# Anyone used Ethical additions www.eacoffee.co.uk (GLOUCESTER)



## glevum (Apr 4, 2013)

http://www.eacoffee.co.uk/

Just found this online as looking for a local roaster and only 1/2 mile from home (Gloucester), looks a good website.

going there Monday when they open, and will report back.


----------



## Spazbarista (Dec 6, 2011)

They aren't roasters. They buy from a Welsh roaster.

I went there about a year ago. I haven't been back. Read into that what you will.

I'd suggest a trip to Rave in Cirencester, instead.


----------



## ronsil (Mar 8, 2012)

Expobarista said:


> I'd suggest a trip to Rave in Cirencester, instead.


Visited there last Saturday & given a great welcome.


----------



## glevum (Apr 4, 2013)

Cheers for that...they didnt get back to my email anyway....just looking for some where really local to cut out postal charges


----------



## Spazbarista (Dec 6, 2011)

ronsil said:


> Visited there last Saturday & given a great welcome.


I drove past but didn't have time to call in last saturday. Did they have anything new in?

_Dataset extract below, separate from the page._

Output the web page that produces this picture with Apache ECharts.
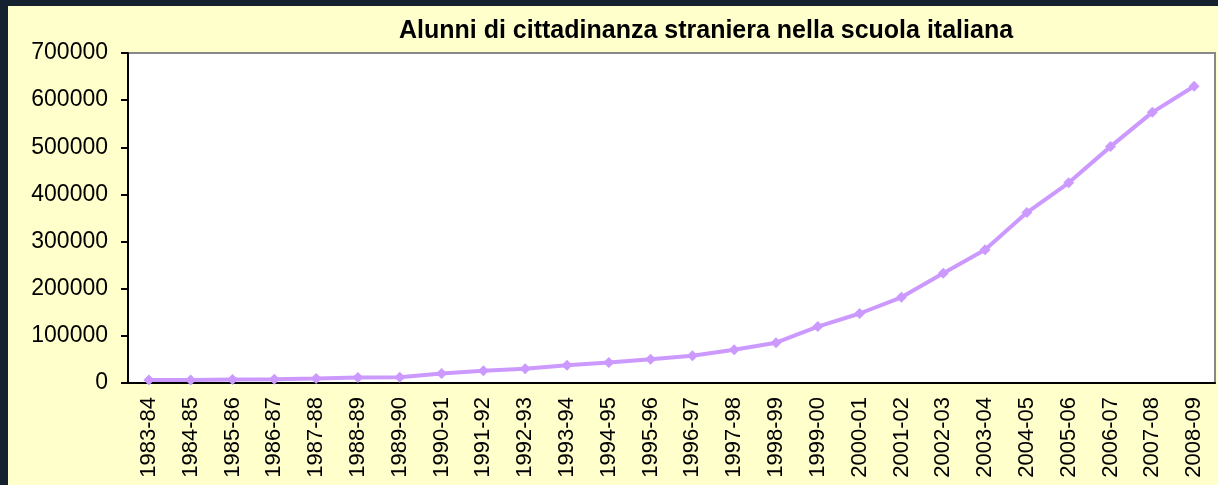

I'm gagging for some Harrar.


----------



## painty (Jul 25, 2011)

glevum said:


> ....just looking for some where really local to cut out postal charges


How far are you from James gourmet roasters? I guess too far as you'll already know about them!


----------



## glevum (Apr 4, 2013)

Hi, yeah i do know about JG but have not tried yet, been asked to go and try some coffee at EA coffee, hopefully this friday. You never know might be OK. Its only 15 min walk from home. Try to convert postal charges for more coffee.

I can remember as a kid in Cheltenham (mid 1970's), they used to have a roaster in the high st, next to Sainsburys with their roaster machine in the window with an air vent blowing all those smells down the high st, probably that whats given me a love for coffee.


----------



## painty (Jul 25, 2011)

Nice







There was briefly a roaster in Cheltenham (on Albion street was it?) a few years back. Didn't seem to last long sadly...


----------



## ronsil (Mar 8, 2012)

Importers used to roast coffee on the High Street (next to Tesco) for many years. Possibly you mean John's in Albion St, they became 'Importers'


----------



## bobbytoad (Aug 12, 2011)

Awesome thanks for posting about Rave will have to make an excuse to head into the hills to check them out!


----------



## 4085 (Nov 23, 2012)

and Rave do free delivery on £25!


----------